In your case it may be worth asking if it's possible to get some kind of medication, possibly in advance, muscle relaxant and/or local anaesthetic, whatever they think is best. If your GP is unhelpful, talk about the pain with a practice nurse instead. One little trick I've heard of to help relax your vaginal muscles is to open your mouth and concentrate on keeping your jaw relaxed - you know how it's utterly unhelpful when things like tampon instruction leaflets include the phrase 'try to relax your vaginal muscles'? This kind of displacement seems to work better.

I'm not anybody's medical professional, but I suspect that if you have some kind of damage (e.g. allergic reaction to something) or infection, that may cause muscle tension as a side effect, totally outwith your conscious control, and so the resulting pain when people try to see what's going on would have multiple sources, so if you can do something about the muscle tension alone it would still hurt a bit from the allergic reaction or whatever, but not nearly as much.

FWIW, my IUD caused spotting and increased discharge.
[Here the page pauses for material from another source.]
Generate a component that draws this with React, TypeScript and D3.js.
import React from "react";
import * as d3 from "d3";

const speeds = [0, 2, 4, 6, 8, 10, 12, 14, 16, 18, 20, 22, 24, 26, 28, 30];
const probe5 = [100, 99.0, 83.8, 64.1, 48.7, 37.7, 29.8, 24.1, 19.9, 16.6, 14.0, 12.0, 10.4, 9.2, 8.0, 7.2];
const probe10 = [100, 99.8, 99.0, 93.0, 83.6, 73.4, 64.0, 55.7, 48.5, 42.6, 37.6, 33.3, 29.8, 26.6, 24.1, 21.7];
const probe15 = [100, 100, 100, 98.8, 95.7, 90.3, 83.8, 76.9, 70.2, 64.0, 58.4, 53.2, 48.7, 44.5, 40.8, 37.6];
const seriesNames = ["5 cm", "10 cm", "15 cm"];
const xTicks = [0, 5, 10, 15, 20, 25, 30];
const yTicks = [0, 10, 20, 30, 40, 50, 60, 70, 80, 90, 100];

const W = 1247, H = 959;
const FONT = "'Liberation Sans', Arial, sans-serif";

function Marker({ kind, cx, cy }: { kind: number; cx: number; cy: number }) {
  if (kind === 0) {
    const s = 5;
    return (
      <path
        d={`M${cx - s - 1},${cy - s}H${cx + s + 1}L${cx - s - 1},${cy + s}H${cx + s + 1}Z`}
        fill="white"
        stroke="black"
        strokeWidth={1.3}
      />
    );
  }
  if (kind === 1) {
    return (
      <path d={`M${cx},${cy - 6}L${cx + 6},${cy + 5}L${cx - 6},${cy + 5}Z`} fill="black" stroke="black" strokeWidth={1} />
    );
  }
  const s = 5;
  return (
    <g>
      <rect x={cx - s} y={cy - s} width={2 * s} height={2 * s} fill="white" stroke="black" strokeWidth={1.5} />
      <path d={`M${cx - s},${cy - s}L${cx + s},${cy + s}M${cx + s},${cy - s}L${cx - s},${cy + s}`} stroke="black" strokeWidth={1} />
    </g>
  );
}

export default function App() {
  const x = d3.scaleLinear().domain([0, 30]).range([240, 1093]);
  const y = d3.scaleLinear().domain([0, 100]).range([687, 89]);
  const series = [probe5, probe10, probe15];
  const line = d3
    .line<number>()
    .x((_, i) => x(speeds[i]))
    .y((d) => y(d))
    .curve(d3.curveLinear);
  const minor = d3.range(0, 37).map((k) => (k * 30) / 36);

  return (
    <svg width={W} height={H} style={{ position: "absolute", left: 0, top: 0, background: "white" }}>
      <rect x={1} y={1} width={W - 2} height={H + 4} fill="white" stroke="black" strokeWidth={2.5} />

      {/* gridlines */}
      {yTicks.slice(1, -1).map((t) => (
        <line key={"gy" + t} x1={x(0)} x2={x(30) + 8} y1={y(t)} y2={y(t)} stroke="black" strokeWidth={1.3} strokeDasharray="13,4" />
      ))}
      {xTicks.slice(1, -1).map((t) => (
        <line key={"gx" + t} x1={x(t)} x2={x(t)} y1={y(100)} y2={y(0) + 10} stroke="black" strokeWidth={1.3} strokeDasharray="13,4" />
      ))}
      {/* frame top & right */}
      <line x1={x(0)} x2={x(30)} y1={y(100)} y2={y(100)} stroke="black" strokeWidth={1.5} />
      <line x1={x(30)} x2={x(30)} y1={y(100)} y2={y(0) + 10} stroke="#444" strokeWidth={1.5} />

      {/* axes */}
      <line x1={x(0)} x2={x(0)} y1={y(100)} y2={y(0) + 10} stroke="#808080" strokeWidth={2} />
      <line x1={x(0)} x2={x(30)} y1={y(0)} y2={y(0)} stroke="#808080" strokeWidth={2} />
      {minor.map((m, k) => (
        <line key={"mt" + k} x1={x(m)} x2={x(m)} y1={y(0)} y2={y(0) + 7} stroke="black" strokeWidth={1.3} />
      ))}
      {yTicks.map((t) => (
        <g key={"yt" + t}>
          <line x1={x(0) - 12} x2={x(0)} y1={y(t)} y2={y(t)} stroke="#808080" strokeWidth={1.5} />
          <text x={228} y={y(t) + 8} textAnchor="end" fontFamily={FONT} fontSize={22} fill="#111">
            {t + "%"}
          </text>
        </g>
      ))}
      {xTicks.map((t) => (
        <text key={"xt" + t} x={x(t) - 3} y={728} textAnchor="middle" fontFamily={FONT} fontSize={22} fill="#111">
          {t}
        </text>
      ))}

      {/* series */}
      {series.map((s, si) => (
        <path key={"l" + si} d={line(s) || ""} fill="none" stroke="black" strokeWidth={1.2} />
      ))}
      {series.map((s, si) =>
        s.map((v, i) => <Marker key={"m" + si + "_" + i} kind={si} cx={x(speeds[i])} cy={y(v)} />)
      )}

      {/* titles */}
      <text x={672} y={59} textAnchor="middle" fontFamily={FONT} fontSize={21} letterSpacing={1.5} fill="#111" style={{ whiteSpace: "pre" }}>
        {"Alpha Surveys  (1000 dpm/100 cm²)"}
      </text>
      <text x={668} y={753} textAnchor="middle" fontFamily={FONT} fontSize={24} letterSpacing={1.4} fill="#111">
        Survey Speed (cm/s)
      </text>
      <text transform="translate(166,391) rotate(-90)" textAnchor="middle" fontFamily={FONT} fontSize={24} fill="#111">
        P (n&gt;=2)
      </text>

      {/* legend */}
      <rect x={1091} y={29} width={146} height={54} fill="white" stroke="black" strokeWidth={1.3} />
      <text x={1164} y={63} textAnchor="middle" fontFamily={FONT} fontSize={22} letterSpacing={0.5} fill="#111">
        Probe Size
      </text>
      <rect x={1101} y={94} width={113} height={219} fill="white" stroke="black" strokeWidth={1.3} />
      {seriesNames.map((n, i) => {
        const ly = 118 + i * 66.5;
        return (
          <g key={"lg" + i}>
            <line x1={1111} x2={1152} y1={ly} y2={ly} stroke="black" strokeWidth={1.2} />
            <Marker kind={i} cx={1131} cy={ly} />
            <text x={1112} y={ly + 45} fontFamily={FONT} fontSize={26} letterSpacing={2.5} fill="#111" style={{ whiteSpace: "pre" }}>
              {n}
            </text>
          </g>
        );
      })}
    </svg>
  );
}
It often smelled pretty nasty; it felt to me as though one of the ways the IUD worked as a contraceptive was to make me feel utterly unsexy, resulting in less sex. After it was removed the post-sex and ovulation spotting vanished, as did the nasty smell. Good luck.
posted by Lebannen at 11:15 AM on August 11, 2010


I had an IUD removed. It was less than 10% of the discomfort I had when it was put in. They don't have to dilate the cervix to do it, there is just a tool they use to take it out. I will never forget the pain I had when it was put in, even though that pain was brief. I've completely forgotten the minimal discomfort of getting it out. However, I don't have the physical problem with speculums you mention. If it is just pain due to physical smallness and not because of an infection itself, have you tried using dilators? This might be a good way to work up to the IUD removal and also make you less scared of having it done.